Enquanto esse novo ciclo no Brasil se reatualizava mais recentemente em operações violentas de remoção de populações para grandes eventos como os Jogos Olímpicos de 2016 — caso notável da Vila Autódromo, no Rio de Janeiro, por exemplo —, começava a ficar clara, ao mesmo tempo, a dificuldade de se focar, do ponto de vista urbanístico, em problemas emergenciais das populações que vivem hoje nas grandes cidades brasileiras. Isso se deve em parte ao progressivo controle da política no Brasil pelo Ministério Público. Ainda que expresse um avanço salutar das nossas instituições no combate à corrupção, resultou também em um enrijecimento das ações de maior escala, que envolvem grandes orçamentos, e que são a base de qualquer proposição concreta para as grandes cidades, e, portanto, a base da própria definição de urbanismo. Nesse campo, lugares como São Paulo se viram bastante prejudicados, conseguindo apenas realizar “obras” de muito baixo orçamento — ainda que de grande impacto urbano —, tais como uma significativa rede de ciclofaixas e a abertura da avenida Paulista e de outras vias para pedestres aos domingos. 

Retorno, desse modo, à pergunta anterior: em tais condições, qual ou quais urbanismos desejaríamos ver nascer, ou renascer, nesse momento? Vão aqui algumas hipóteses, ou sugestões: 1) aqueles atentos às escalas locais, referentes à vida cotidiana das pessoas, mas que não percam de vista uma dimensão mais abrangente e sistêmica das cidades, como sua infraestrutura, rede de espaços públicos, e sua relação com a paisagem natural; 2) um urbanismo dos “comuns”, no qual a dicotomia entre Estado e iniciativa privada se dilua um pouco, em prol de uma participação mais ativa da sociedade civil tanto na formulação das propostas quanto na gestão dos espaços e das organizações. 

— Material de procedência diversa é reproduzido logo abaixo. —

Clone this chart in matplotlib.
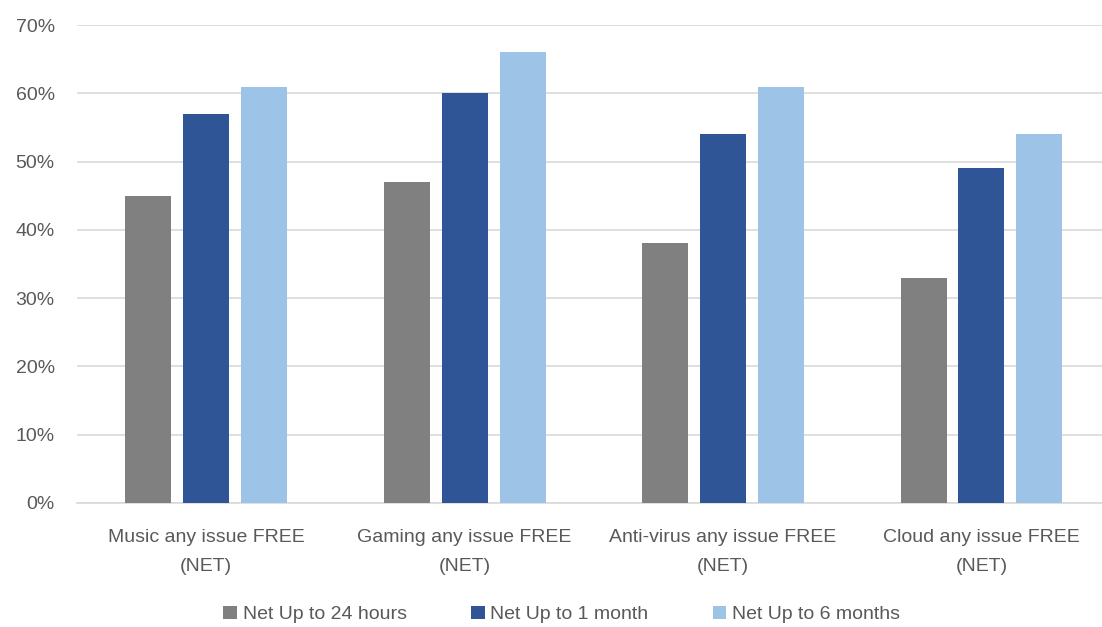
import matplotlib

matplotlib.use("Agg")
import matplotlib.pyplot as plt
import numpy as np
from matplotlib.ticker import PercentFormatter

categories = [
    "Music any issue FREE\n(NET)",
    "Gaming any issue FREE\n(NET)",
    "Anti-virus any issue FREE\n(NET)",
    "Cloud any issue FREE\n(NET)",
]
series_names = ["Net Up to 24 hours", "Net Up to 1 month", "Net Up to 6 months"]
up_to_24h = [45, 47, 38, 33]
up_to_1m = [57, 60, 54, 49]
up_to_6m = [61, 66, 61, 54]

colors = ["#808080", "#2f5597", "#9dc3e6"]
text_color = "#595959"

plt.rcParams["font.family"] = ["Liberation Sans", "DejaVu Sans"]

fig = plt.figure(figsize=(11.02, 6.27), dpi=100)
# right edge of the plot area runs a little past the figure, as in the source
ax = fig.add_axes([0.0699, 0.198, 0.938, 0.762])

x = np.arange(len(categories))
width = 0.178
step = 0.224
for i, (vals, name) in enumerate(zip([up_to_24h, up_to_1m, up_to_6m], series_names)):
    ax.bar(x + (i - 1) * step, vals, width, color=colors[i], label=name, zorder=3)

ax.set_xlim(-0.5, len(categories) - 0.5)
ax.set_ylim(0, 70)
ax.set_yticks(np.arange(0, 71, 10))
ax.yaxis.set_major_formatter(PercentFormatter(decimals=0))
ax.set_xticks(x)
ax.set_xticklabels(categories, linespacing=1.9)
ax.grid(axis="y", color="#d9d9d9", linewidth=1.2, zorder=0)
for side in ["top", "right", "left"]:
    ax.spines[side].set_visible(False)
ax.spines["bottom"].set_color("#d9d9d9")
ax.spines["bottom"].set_linewidth(1.2)
ax.tick_params(axis="both", length=0, labelsize=14, colors=text_color)
ax.tick_params(axis="y", pad=16)
ax.tick_params(axis="x", pad=19)

ax.legend(
    loc="center", bbox_to_anchor=(0.469, -0.234), ncol=3, frameon=False,
    fontsize=14, labelcolor=text_color, handlelength=0.7, handleheight=0.7,
    handletextpad=0.3, columnspacing=3.3,
)

fig.savefig("out.png", dpi=100)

Sem que seja uma ilustração pura dessas ideias, o urbanismo da Flip traz consigo muitas dessas novas concepções, e também muitas de suas virtudes. Ainda que não esteja isento de críticas, como é claro, um projeto urbano de longo tempo, e com as características já antes mencionadas, é uma resposta inteligente  aos impasses que procurei brevemente mencionar. Uma resposta que constrói “urbanidade” por meio da educação e da cultura, valorizando os espaços públicos e a paisagem natural da cidade. Valores que precisamos defender energicamente.

 

Guilherme Wisnik é professor da Faculdade de Arquitetura e Urbanismo da Universidade de São Paulo, ensaísta, crítico, compositor e curador. Publicou Dentro do nevoeiro (Ubu, 2018) e Espaço em obra: cidade, arte, arquitetura (Edições Sesc SP, 2018, com Julio Mariutti), entre outros.